▶ **Data lines**
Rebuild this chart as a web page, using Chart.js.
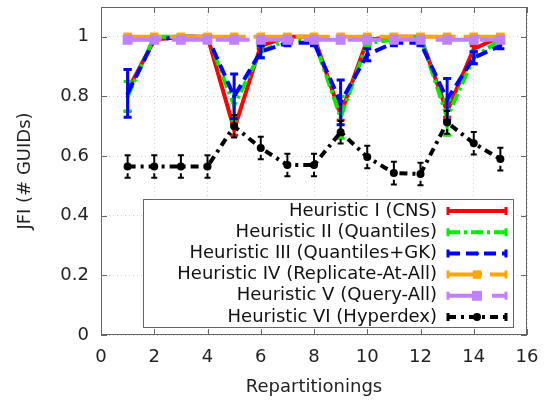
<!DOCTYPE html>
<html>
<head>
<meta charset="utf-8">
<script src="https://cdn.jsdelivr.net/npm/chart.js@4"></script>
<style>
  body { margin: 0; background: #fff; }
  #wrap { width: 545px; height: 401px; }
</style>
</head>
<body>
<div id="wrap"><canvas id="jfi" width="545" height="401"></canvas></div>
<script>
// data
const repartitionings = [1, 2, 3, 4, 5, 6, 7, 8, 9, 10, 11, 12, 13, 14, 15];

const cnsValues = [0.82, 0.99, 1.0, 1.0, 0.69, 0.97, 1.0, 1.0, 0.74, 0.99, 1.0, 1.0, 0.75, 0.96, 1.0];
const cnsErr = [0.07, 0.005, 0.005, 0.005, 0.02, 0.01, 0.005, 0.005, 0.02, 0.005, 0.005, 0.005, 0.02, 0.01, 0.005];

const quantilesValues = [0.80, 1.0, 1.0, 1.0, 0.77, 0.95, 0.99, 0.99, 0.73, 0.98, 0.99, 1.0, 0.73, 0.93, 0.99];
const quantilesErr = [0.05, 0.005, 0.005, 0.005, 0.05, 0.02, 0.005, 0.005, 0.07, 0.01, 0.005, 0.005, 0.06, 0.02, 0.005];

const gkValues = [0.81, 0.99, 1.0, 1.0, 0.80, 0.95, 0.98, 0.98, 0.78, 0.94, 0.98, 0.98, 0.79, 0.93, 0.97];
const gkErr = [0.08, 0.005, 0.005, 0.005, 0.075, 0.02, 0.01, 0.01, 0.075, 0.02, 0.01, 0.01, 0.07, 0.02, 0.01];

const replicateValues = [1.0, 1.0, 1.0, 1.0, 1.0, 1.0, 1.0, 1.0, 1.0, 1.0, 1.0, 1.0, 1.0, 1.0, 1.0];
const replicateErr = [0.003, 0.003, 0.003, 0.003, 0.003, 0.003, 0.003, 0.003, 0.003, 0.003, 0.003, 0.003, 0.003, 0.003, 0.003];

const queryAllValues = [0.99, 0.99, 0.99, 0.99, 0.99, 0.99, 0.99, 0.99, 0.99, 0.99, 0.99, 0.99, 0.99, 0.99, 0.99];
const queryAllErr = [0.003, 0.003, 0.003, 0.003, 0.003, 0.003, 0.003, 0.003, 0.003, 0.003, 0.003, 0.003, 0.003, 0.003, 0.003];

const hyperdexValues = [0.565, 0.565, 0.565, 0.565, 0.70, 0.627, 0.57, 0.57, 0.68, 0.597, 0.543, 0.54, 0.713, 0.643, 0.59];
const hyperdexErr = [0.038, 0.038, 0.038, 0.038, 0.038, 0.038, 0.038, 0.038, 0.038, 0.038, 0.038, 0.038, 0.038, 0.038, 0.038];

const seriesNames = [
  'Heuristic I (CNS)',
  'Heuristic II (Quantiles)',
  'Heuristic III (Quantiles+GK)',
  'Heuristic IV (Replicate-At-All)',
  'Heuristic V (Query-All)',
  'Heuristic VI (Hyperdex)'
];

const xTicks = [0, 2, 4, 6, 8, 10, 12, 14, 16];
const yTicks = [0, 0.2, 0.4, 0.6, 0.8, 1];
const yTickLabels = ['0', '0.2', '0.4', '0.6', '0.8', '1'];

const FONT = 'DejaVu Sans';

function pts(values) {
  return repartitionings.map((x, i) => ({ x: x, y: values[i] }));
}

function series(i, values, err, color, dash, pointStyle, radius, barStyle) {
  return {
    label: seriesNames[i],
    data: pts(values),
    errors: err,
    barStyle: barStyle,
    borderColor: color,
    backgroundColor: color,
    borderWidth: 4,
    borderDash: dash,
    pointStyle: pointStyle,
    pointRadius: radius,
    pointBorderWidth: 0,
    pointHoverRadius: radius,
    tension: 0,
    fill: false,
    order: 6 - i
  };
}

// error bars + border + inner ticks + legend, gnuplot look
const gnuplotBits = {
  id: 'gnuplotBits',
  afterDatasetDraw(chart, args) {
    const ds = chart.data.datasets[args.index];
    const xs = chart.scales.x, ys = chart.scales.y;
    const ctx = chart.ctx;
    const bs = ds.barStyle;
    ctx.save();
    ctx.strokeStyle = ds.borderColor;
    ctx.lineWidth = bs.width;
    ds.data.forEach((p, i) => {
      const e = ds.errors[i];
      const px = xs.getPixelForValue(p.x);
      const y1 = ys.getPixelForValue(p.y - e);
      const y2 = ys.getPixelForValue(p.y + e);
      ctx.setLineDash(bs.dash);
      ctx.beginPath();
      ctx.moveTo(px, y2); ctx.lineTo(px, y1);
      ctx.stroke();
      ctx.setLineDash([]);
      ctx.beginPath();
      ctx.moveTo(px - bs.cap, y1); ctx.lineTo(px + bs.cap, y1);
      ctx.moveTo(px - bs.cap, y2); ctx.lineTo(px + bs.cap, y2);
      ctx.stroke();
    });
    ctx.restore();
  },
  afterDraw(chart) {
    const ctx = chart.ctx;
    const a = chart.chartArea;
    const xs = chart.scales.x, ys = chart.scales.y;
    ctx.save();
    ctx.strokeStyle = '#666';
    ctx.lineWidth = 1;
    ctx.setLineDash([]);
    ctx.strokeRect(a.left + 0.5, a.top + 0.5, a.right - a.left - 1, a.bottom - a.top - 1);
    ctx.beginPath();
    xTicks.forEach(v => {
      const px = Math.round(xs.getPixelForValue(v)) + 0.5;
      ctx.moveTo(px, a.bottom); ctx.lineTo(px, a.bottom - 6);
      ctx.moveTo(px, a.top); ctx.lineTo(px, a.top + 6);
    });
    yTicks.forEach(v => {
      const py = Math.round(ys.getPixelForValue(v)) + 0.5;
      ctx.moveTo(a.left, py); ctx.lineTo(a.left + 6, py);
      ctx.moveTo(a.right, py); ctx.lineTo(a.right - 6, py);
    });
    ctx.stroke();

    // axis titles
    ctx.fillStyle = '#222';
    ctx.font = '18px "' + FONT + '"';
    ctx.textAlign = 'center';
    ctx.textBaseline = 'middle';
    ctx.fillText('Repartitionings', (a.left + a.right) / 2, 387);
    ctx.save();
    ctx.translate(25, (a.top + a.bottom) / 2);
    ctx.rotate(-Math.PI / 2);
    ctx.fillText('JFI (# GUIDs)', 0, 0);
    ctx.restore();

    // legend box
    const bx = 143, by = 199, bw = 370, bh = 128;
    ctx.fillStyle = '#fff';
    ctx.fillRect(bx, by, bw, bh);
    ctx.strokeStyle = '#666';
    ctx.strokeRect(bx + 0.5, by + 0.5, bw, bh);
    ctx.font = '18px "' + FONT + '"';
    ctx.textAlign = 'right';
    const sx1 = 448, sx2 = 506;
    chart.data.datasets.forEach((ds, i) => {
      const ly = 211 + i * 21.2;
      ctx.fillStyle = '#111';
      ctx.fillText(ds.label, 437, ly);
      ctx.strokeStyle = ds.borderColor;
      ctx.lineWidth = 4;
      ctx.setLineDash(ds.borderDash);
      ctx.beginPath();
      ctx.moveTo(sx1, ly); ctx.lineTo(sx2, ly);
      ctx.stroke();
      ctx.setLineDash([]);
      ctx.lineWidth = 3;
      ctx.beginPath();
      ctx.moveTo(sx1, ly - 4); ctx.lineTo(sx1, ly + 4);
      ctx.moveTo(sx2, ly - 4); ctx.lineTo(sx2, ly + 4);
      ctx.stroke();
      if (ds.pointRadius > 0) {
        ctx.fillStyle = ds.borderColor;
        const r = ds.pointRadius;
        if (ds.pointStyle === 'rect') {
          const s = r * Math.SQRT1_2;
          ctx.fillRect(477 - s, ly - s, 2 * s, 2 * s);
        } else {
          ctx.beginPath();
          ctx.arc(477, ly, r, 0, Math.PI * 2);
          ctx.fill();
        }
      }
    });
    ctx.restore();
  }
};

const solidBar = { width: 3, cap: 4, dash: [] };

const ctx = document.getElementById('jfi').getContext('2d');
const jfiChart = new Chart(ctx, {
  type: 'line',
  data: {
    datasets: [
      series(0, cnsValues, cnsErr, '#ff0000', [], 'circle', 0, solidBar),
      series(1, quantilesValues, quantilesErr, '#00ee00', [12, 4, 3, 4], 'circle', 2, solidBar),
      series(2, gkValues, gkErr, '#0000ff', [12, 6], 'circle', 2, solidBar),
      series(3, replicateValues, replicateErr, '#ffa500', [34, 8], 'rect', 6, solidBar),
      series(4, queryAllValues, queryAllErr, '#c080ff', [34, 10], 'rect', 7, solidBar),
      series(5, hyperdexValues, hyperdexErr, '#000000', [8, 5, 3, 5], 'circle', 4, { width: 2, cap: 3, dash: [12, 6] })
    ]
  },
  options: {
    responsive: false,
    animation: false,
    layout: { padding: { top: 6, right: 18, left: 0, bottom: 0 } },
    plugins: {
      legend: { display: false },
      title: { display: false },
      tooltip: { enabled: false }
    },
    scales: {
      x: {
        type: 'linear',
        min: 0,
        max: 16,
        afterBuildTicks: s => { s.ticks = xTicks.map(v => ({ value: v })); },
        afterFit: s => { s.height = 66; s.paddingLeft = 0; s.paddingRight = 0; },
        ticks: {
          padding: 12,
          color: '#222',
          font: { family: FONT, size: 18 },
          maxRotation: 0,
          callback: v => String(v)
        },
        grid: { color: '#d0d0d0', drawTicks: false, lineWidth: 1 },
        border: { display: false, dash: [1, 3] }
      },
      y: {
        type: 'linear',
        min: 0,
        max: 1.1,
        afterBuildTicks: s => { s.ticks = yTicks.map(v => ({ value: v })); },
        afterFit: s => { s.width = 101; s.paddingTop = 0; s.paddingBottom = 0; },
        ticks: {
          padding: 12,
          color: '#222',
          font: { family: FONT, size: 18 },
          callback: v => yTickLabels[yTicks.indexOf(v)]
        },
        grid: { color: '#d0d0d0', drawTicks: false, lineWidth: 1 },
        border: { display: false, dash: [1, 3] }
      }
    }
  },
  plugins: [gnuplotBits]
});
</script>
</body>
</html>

▶ **What is required**
Please extract exactly the lines of the data, from the first through the line containing "13, 14, 15];", and add no pictures to the copy.

▶ **Correct result**
Rebuild this chart as a web page, using Chart.js.
<!DOCTYPE html>
<html>
<head>
<meta charset="utf-8">
<script src="https://cdn.jsdelivr.net/npm/chart.js@4"></script>
<style>
  body { margin: 0; background: #fff; }
  #wrap { width: 545px; height: 401px; }
</style>
</head>
<body>
<div id="wrap"><canvas id="jfi" width="545" height="401"></canvas></div>
<script>
// data
const repartitionings = [1, 2, 3, 4, 5, 6, 7, 8, 9, 10, 11, 12, 13, 14, 15];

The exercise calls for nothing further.